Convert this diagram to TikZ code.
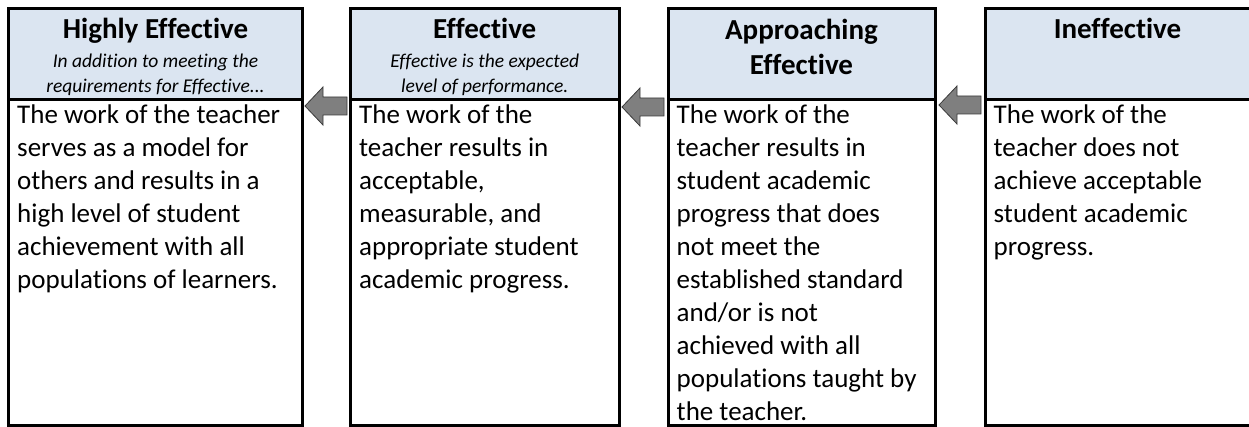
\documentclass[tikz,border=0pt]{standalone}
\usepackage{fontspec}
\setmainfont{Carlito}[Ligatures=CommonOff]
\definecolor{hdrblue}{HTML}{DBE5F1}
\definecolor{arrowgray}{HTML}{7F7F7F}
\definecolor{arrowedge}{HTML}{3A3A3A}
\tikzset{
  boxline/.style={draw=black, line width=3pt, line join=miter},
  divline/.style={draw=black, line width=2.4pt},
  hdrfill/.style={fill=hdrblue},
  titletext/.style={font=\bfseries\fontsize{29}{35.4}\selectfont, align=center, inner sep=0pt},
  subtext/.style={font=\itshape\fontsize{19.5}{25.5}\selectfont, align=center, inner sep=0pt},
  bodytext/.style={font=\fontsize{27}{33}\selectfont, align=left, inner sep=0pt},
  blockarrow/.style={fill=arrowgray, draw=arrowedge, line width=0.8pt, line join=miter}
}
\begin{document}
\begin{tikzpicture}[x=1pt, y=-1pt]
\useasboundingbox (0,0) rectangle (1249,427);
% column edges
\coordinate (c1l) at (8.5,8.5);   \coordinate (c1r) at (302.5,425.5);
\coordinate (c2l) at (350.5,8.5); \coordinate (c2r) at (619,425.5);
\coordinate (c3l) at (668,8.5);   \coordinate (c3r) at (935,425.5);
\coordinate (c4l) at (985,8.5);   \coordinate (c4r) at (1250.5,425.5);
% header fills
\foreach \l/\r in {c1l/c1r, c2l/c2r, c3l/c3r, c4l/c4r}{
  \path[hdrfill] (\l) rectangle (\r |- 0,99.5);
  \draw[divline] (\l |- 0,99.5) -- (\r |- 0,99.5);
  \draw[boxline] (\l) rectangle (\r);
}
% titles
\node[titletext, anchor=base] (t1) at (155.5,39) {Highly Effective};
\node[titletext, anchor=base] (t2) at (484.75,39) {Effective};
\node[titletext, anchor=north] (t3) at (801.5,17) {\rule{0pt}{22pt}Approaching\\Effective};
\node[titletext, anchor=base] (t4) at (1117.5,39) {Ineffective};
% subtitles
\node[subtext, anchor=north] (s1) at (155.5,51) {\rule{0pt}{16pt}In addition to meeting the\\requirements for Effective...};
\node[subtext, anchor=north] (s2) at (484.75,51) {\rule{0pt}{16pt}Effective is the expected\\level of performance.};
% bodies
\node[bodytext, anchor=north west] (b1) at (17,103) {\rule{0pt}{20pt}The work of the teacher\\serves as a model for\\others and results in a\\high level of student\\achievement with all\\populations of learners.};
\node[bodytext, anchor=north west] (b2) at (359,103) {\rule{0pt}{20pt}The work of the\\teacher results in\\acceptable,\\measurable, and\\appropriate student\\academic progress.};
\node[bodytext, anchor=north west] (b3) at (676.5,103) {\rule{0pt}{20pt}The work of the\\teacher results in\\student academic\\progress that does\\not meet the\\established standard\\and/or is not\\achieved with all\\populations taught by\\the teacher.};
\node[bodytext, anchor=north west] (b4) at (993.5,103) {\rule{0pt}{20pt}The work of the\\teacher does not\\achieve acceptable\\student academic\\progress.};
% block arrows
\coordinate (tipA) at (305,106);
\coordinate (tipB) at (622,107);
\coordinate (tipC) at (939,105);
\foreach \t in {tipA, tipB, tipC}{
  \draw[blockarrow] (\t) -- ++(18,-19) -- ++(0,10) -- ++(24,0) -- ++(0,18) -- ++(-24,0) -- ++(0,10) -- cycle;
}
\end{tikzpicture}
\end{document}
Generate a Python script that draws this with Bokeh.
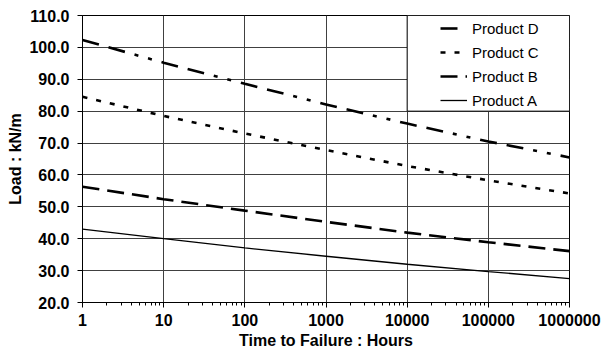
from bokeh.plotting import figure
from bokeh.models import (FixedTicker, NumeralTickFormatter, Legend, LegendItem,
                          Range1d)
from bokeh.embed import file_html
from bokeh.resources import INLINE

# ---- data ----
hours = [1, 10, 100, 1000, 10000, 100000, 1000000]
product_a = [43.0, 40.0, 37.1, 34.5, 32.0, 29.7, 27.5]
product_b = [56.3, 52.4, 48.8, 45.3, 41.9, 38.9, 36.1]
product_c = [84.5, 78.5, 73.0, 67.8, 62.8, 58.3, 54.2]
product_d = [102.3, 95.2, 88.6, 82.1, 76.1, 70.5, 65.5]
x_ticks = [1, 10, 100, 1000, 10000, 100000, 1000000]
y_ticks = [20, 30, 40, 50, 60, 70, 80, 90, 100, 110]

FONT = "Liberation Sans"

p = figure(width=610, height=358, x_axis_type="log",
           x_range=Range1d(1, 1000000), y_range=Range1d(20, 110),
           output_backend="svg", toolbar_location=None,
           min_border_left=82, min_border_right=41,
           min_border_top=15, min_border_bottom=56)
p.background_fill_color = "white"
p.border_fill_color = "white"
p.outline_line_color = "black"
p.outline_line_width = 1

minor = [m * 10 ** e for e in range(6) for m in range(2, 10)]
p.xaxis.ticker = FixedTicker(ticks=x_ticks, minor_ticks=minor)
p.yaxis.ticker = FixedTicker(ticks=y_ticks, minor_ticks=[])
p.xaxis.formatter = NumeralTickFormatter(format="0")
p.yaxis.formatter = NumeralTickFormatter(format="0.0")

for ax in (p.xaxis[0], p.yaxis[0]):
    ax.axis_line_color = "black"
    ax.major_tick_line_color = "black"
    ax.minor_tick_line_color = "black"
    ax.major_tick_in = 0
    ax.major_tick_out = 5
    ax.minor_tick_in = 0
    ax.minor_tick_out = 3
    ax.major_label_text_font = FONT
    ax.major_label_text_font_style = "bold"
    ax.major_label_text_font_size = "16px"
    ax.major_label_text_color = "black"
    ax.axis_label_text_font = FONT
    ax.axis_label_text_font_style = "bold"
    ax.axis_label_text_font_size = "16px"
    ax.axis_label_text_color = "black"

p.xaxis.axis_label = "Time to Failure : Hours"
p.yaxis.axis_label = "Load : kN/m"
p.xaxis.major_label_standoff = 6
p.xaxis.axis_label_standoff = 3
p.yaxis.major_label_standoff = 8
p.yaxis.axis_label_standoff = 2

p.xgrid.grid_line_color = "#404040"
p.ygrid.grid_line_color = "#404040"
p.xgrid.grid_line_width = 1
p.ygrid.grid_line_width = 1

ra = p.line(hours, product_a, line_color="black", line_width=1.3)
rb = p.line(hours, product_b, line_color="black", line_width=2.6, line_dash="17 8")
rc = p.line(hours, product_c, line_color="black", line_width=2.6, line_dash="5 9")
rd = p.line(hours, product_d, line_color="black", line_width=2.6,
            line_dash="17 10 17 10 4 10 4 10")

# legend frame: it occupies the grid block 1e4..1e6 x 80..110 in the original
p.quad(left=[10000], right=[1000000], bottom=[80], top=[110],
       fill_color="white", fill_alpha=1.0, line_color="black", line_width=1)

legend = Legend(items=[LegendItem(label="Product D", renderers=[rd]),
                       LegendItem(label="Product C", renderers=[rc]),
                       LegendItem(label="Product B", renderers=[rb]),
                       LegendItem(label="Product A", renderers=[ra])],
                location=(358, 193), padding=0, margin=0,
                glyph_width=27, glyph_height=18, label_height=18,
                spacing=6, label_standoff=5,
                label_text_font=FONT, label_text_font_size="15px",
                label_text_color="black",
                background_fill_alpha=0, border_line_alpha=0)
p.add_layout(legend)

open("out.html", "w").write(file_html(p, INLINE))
◇ ◇ ◇
PROBLEM DESCRIPTION:
Your task is to repeat the data above exactly while excluding the pictures.

SOLUTION FOR THIS TASK:
Convert this diagram to TikZ code.
\documentclass[tikz,border=0pt]{standalone}
\usepackage{fontspec}
\setmainfont{Carlito}[Ligatures=CommonOff]
\definecolor{hdrblue}{HTML}{DBE5F1}
\definecolor{arrowgray}{HTML}{7F7F7F}
\definecolor{arrowedge}{HTML}{3A3A3A}
\tikzset{
  boxline/.style={draw=black, line width=3pt, line join=miter},
  divline/.style={draw=black, line width=2.4pt},
  hdrfill/.style={fill=hdrblue},
  titletext/.style={font=\bfseries\fontsize{29}{35.4}\selectfont, align=center, inner sep=0pt},
  subtext/.style={font=\itshape\fontsize{19.5}{25.5}\selectfont, align=center, inner sep=0pt},
  bodytext/.style={font=\fontsize{27}{33}\selectfont, align=left, inner sep=0pt},
  blockarrow/.style={fill=arrowgray, draw=arrowedge, line width=0.8pt, line join=miter}
}
\begin{document}
\begin{tikzpicture}[x=1pt, y=-1pt]
\useasboundingbox (0,0) rectangle (1249,427);
% column edges
\coordinate (c1l) at (8.5,8.5);   \coordinate (c1r) at (302.5,425.5);
\coordinate (c2l) at (350.5,8.5); \coordinate (c2r) at (619,425.5);
\coordinate (c3l) at (668,8.5);   \coordinate (c3r) at (935,425.5);
\coordinate (c4l) at (985,8.5);   \coordinate (c4r) at (1250.5,425.5);
% header fills
\foreach \l/\r in {c1l/c1r, c2l/c2r, c3l/c3r, c4l/c4r}{
  \path[hdrfill] (\l) rectangle (\r |- 0,99.5);
  \draw[divline] (\l |- 0,99.5) -- (\r |- 0,99.5);
  \draw[boxline] (\l) rectangle (\r);
}
% titles
\node[titletext, anchor=base] (t1) at (155.5,39) {Highly Effective};
\node[titletext, anchor=base] (t2) at (484.75,39) {Effective};
\node[titletext, anchor=north] (t3) at (801.5,17) {\rule{0pt}{22pt}Approaching\\Effective};
\node[titletext, anchor=base] (t4) at (1117.5,39) {Ineffective};
% subtitles
\node[subtext, anchor=north] (s1) at (155.5,51) {\rule{0pt}{16pt}In addition to meeting the\\requirements for Effective...};
\node[subtext, anchor=north] (s2) at (484.75,51) {\rule{0pt}{16pt}Effective is the expected\\level of performance.};
% bodies
\node[bodytext, anchor=north west] (b1) at (17,103) {\rule{0pt}{20pt}The work of the teacher\\serves as a model for\\others and results in a\\high level of student\\achievement with all\\populations of learners.};
\node[bodytext, anchor=north west] (b2) at (359,103) {\rule{0pt}{20pt}The work of the\\teacher results in\\acceptable,\\measurable, and\\appropriate student\\academic progress.};
\node[bodytext, anchor=north west] (b3) at (676.5,103) {\rule{0pt}{20pt}The work of the\\teacher results in\\student academic\\progress that does\\not meet the\\established standard\\and/or is not\\achieved with all\\populations taught by\\the teacher.};
\node[bodytext, anchor=north west] (b4) at (993.5,103) {\rule{0pt}{20pt}The work of the\\teacher does not\\achieve acceptable\\student academic\\progress.};
% block arrows
\coordinate (tipA) at (305,106);
\coordinate (tipB) at (622,107);
\coordinate (tipC) at (939,105);
\foreach \t in {tipA, tipB, tipC}{
  \draw[blockarrow] (\t) -- ++(18,-19) -- ++(0,10) -- ++(24,0) -- ++(0,18) -- ++(-24,0) -- ++(0,10) -- cycle;
}
\end{tikzpicture}
\end{document}
Generate a Python script that draws this with Bokeh.
from bokeh.plotting import figure
from bokeh.models import (FixedTicker, NumeralTickFormatter, Legend, LegendItem,
                          Range1d)
from bokeh.embed import file_html
from bokeh.resources import INLINE

# ---- data ----
hours = [1, 10, 100, 1000, 10000, 100000, 1000000]
product_a = [43.0, 40.0, 37.1, 34.5, 32.0, 29.7, 27.5]
product_b = [56.3, 52.4, 48.8, 45.3, 41.9, 38.9, 36.1]
product_c = [84.5, 78.5, 73.0, 67.8, 62.8, 58.3, 54.2]
product_d = [102.3, 95.2, 88.6, 82.1, 76.1, 70.5, 65.5]
x_ticks = [1, 10, 100, 1000, 10000, 100000, 1000000]
y_ticks = [20, 30, 40, 50, 60, 70, 80, 90, 100, 110]

FONT = "Liberation Sans"

p = figure(width=610, height=358, x_axis_type="log",
           x_range=Range1d(1, 1000000), y_range=Range1d(20, 110),
           output_backend="svg", toolbar_location=None,
           min_border_left=82, min_border_right=41,
           min_border_top=15, min_border_bottom=56)
p.background_fill_color = "white"
p.border_fill_color = "white"
p.outline_line_color = "black"
p.outline_line_width = 1

minor = [m * 10 ** e for e in range(6) for m in range(2, 10)]
p.xaxis.ticker = FixedTicker(ticks=x_ticks, minor_ticks=minor)
p.yaxis.ticker = FixedTicker(ticks=y_ticks, minor_ticks=[])
p.xaxis.formatter = NumeralTickFormatter(format="0")
p.yaxis.formatter = NumeralTickFormatter(format="0.0")

for ax in (p.xaxis[0], p.yaxis[0]):
    ax.axis_line_color = "black"
    ax.major_tick_line_color = "black"
    ax.minor_tick_line_color = "black"
    ax.major_tick_in = 0
    ax.major_tick_out = 5
    ax.minor_tick_in = 0
    ax.minor_tick_out = 3
    ax.major_label_text_font = FONT
    ax.major_label_text_font_style = "bold"
    ax.major_label_text_font_size = "16px"
    ax.major_label_text_color = "black"
    ax.axis_label_text_font = FONT
    ax.axis_label_text_font_style = "bold"
    ax.axis_label_text_font_size = "16px"
    ax.axis_label_text_color = "black"

p.xaxis.axis_label = "Time to Failure : Hours"
p.yaxis.axis_label = "Load : kN/m"
p.xaxis.major_label_standoff = 6
p.xaxis.axis_label_standoff = 3
p.yaxis.major_label_standoff = 8
p.yaxis.axis_label_standoff = 2

p.xgrid.grid_line_color = "#404040"
p.ygrid.grid_line_color = "#404040"
p.xgrid.grid_line_width = 1
p.ygrid.grid_line_width = 1

ra = p.line(hours, product_a, line_color="black", line_width=1.3)
rb = p.line(hours, product_b, line_color="black", line_width=2.6, line_dash="17 8")
rc = p.line(hours, product_c, line_color="black", line_width=2.6, line_dash="5 9")
rd = p.line(hours, product_d, line_color="black", line_width=2.6,
            line_dash="17 10 17 10 4 10 4 10")

# legend frame: it occupies the grid block 1e4..1e6 x 80..110 in the original
p.quad(left=[10000], right=[1000000], bottom=[80], top=[110],
       fill_color="white", fill_alpha=1.0, line_color="black", line_width=1)

legend = Legend(items=[LegendItem(label="Product D", renderers=[rd]),
                       LegendItem(label="Product C", renderers=[rc]),
                       LegendItem(label="Product B", renderers=[rb]),
                       LegendItem(label="Product A", renderers=[ra])],
                location=(358, 193), padding=0, margin=0,
                glyph_width=27, glyph_height=18, label_height=18,
                spacing=6, label_standoff=5,
                label_text_font=FONT, label_text_font_size="15px",
                label_text_color="black",
                background_fill_alpha=0, border_line_alpha=0)
p.add_layout(legend)

open("out.html", "w").write(file_html(p, INLINE))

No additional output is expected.